The Kentucky Republican, who apparently is waiting until early April to announce his bid for the GOP nomination, remains an intriguing figure, if only because he isn’t always in step with his own party and understands the GOP must broaden its appeal.
Increasingly, I’ve seen the Kentucky senator as a serious contender for the Republican nomination, since he’ll have both dedicated followers and the financial resources to compete for the long haul. But now, given the increased saliency of foreign policy, I have new doubts about his appeal within the Republican Party.
It is one thing for Paul’s libertarian beliefs to fit uncomfortably within the broad spectrum of Republican positions on immigration, trade or even cultural issues, but it is something very different for his views to run counter to long-time Republican assumptions on national defense and security.
The Kentucky Republican generally has sounded as if the United States should not interfere in other countries’ affairs, though he increasingly tries to finesse security issues and emphasize that he is not an isolationist.
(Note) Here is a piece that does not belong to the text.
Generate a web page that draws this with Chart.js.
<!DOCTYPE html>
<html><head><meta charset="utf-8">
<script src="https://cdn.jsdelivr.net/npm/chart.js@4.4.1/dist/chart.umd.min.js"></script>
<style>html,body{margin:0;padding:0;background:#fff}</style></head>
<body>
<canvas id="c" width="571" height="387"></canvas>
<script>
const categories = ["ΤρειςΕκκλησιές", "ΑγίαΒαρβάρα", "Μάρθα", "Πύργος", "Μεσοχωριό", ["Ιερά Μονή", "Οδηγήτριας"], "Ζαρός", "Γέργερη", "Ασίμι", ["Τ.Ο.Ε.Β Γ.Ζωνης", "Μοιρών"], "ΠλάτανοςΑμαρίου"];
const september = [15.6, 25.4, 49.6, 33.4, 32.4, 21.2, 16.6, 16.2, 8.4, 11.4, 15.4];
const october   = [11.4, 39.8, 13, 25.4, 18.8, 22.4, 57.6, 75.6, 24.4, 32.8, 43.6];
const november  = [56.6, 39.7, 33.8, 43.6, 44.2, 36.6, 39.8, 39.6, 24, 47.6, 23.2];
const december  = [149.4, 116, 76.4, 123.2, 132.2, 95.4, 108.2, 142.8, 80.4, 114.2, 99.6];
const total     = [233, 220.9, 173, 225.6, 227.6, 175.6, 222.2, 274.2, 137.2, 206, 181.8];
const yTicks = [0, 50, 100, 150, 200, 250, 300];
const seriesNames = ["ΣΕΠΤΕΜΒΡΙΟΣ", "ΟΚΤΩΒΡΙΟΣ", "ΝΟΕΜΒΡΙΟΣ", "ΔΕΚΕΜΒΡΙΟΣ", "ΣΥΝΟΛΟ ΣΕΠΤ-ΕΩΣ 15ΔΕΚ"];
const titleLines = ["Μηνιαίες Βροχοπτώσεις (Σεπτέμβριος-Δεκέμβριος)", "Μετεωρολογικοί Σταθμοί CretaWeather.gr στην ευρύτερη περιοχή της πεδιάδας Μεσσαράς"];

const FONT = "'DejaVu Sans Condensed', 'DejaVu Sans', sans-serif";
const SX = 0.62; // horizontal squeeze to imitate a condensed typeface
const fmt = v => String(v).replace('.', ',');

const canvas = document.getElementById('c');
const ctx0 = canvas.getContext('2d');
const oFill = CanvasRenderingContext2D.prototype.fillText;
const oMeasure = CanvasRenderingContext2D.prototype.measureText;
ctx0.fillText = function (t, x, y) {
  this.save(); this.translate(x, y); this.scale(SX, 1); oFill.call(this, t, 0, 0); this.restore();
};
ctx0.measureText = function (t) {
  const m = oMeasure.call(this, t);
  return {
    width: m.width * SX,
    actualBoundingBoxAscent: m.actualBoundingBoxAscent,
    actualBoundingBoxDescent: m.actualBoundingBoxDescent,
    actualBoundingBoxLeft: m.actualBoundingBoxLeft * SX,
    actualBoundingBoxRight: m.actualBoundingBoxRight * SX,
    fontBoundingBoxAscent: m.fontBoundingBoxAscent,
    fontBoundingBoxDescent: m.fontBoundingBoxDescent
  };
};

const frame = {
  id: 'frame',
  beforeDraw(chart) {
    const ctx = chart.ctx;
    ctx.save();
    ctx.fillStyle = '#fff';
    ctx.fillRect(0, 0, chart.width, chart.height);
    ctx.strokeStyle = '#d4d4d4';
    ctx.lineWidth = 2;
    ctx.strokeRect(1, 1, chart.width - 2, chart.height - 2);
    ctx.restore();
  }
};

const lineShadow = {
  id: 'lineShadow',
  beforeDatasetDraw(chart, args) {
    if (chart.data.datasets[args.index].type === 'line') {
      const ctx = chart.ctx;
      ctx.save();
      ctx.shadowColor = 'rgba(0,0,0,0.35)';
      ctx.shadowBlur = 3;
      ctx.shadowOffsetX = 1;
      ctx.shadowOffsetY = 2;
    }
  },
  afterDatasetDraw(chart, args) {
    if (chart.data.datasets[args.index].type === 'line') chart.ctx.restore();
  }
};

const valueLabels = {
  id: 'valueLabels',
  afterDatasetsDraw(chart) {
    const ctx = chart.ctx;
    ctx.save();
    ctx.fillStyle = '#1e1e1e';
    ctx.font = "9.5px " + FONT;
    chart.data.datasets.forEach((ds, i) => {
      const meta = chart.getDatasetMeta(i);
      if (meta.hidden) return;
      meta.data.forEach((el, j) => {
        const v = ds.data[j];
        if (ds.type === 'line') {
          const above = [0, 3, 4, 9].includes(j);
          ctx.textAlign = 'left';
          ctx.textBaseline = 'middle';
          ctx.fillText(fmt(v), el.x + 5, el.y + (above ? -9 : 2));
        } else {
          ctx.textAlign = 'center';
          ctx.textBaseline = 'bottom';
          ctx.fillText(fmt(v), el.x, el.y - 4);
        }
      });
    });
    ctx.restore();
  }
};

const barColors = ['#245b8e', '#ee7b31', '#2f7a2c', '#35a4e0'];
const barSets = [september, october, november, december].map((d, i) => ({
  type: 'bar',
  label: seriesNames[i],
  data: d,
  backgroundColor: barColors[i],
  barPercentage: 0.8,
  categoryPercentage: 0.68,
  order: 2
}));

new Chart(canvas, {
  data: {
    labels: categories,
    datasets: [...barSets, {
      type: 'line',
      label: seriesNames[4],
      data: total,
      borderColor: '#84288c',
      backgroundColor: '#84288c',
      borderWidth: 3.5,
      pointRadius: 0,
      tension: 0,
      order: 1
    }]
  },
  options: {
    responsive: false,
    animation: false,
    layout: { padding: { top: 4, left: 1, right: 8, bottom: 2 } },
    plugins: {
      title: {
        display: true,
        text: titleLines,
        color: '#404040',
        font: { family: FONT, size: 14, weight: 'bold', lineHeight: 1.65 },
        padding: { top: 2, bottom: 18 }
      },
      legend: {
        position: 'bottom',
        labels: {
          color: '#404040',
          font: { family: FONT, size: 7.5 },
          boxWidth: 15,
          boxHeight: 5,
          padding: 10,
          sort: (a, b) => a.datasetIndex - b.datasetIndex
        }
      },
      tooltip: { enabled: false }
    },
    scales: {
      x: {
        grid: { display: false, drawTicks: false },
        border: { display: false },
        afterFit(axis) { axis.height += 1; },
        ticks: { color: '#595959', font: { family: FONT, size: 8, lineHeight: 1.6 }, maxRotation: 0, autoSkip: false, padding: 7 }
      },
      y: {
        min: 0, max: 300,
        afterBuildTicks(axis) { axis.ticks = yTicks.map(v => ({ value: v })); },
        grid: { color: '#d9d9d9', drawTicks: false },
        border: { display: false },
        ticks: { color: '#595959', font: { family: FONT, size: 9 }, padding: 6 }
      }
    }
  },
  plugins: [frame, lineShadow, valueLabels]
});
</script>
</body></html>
“I’ve said all along that I’m not for ‘no interventions,’” Paul said somewhat awkwardly in a September 2014 interview with the Federalist, a conservative Web magazine. “I’m not for saying, ‘We never intervene,’ and this is what I’ve spent five years trying to tell people is my policy, I don’t want to be branded as someone who believes in no intervention.”
But that’s not really the issue for most Republican primary voters, who still favor a more muscular approach to foreign policy and defense.
The question for most Republicans isn’t whether the Kentucky Republican rules out all intervention completely, but rather whether his bar for justifying international action is so high and his preferences for cutting all spending, including defense spending, is so strong that a Rand Paul foreign policy would look more like George McGovern’s than Ronald Reagan’s.
Paul, after all, is the same person who in 2011 said, “a more restrained foreign policy is the true conservative foreign policy,” and three years later commented, “the No. 1 threat to our national security is our debt.”
It wouldn’t be at all surprising if his opposition to extending the Patriot Act, support for deep cuts to defense spending and eliminating all foreign aid (including to Israel) and criticism of both Republican and Democratic Middle East policy will lead many Republicans voters to see Paul as too great a foreign policy risk.
If foreign policy and national security become increasingly salient to voters before the 2016 election, those issues will also have a significant impact on the general election.
On one hand, former Secretary of State Hillary Clinton should benefit from that, given her time as the nation’s chief diplomat. She is knowledgeable about international issues and she has dealt with world leaders.
Moreover, while Obama is seen by some as indecisive and even timid when it comes to projecting American military power and standing up to those threatening international stability, Clinton has a very different image. She is widely regarded as tougher than the president.
But as the administration’s former top foreign policy voice, Clinton will have to defend, or at least explain, U.S. policy and answer questions about the nation’s security and influence. No doubt she’ll have to separate herself from Obama on some foreign policy matters, creating some awkward moments and possible problems for her campaign.
Republicans will go directly at Clinton’s foreign policy experience, trying to make her responsible for alleged foreign policy failures and turning her assets into liabilities. Of course, it’s unclear whether that strategy will be successful.
Eventually, the increased salience of national security issues is likely to impact both the mood of voters and their evaluations of the nominees in the GOP nomination fight and in the fall contest.